AFNI now has the ability to record the sequence of images as they are computed by the realtime plugin. The following sequence of operations would be needed:

1. You need a 3D+time AFNI dataset to simulate sending realtime data to the program.
2. Open 2 terminal windows, and cd to that directory in both of them.
3. Start AFNI with realtime I/O enabled in one of the terminals with the command "afni -rt".
4. Now you have to set for realtime analysis and display. To start with, open the Axial Image and Graph windows. In the Graph window, use the FIM menu (lower right corner) to "Pick Ideal", and select some 1D file as the ideal. This should then graph on top of the central sub-graph.
   • Next, in the main AFNI control window, click on "Define Datamode", then on the "Plugins" menu (lower right corner), and then on "RT Options". This opens the window that controls the realtime acquisition options. You want to set "Function" to "FIM", then press "Run+Close" to have that information saved in AFNI.
   • The function type must be set to "FIM" and the 1D ideal chosen before the images start to arrive from rtfeedme. Otherwise the correlational function analysis will not be performed.
   • Next, you want to turn on image recording in the Image window. To do this, expand the size of the Image window until you can clearly see all the buttons at the bottom. To the right of the "Done" button is "Rec". From that menu, choose "Stay On". This means that each new image that is displayed will be recorded into a special image viewer. These can then be saved later.
5. You are now ready to send the data into AFNI for realtime analysis. The command to send the dataset to AFNI via the realtime socket is

   rtfeedme -dt 300 dataset+orig
   

   This will feed the dataset, 300 ms per slice, to AFNI. Since you selected FIM on the RT Options plugin, you will get a sequence of colored overlays displayed in the Image window. Since Record is turned on, you will also get a new image window popping up that will contain the recorded images. Wait until the data is all sent to AFNI.
6. You can now save the recorded images to disk. To choose the format, right click on the "Save:bkg" button in the Record window (not the original Image window).

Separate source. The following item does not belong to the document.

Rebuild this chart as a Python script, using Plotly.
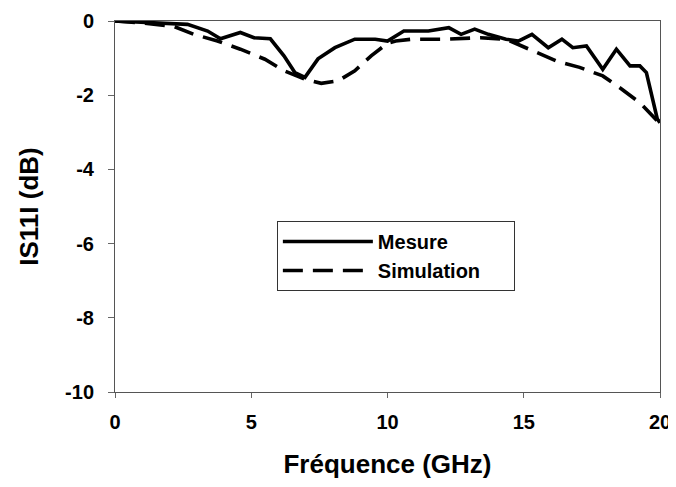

You should see at least "Save.ppm". Choose that and press "Set" - then the button should now say "Save.ppm". Press this button with the left mouse click now. You get 3 dialog boxes in order, that ask for "Filename prefix", "Slice from", and "Slice to". This will let you save the images to external files named fred.0000.ppm, et cetera.
   • If program mpeg_encode is in your path, then you can also write a sequence of images to an MPEG-1 movie file. You can compile mpeg_encode from the AFNI source distribution with the command "make mpeg_encode".
   • Similarly, if the program gifsicle is in your path, then you can also write a sequence of images to an animated GIF file. You can compile gifsicle from the AFNI source distribution with the command "make gifsicle".
   • If the netpbm package of programs is compiled on your system and in your path, then AFNI can also use these to convert individual images in the viewer to TIFF, GIF, etc., files. However, netpbm is not included with AFNI.

A simpler way would be to use a video camera to record the screen as you run the acquisition.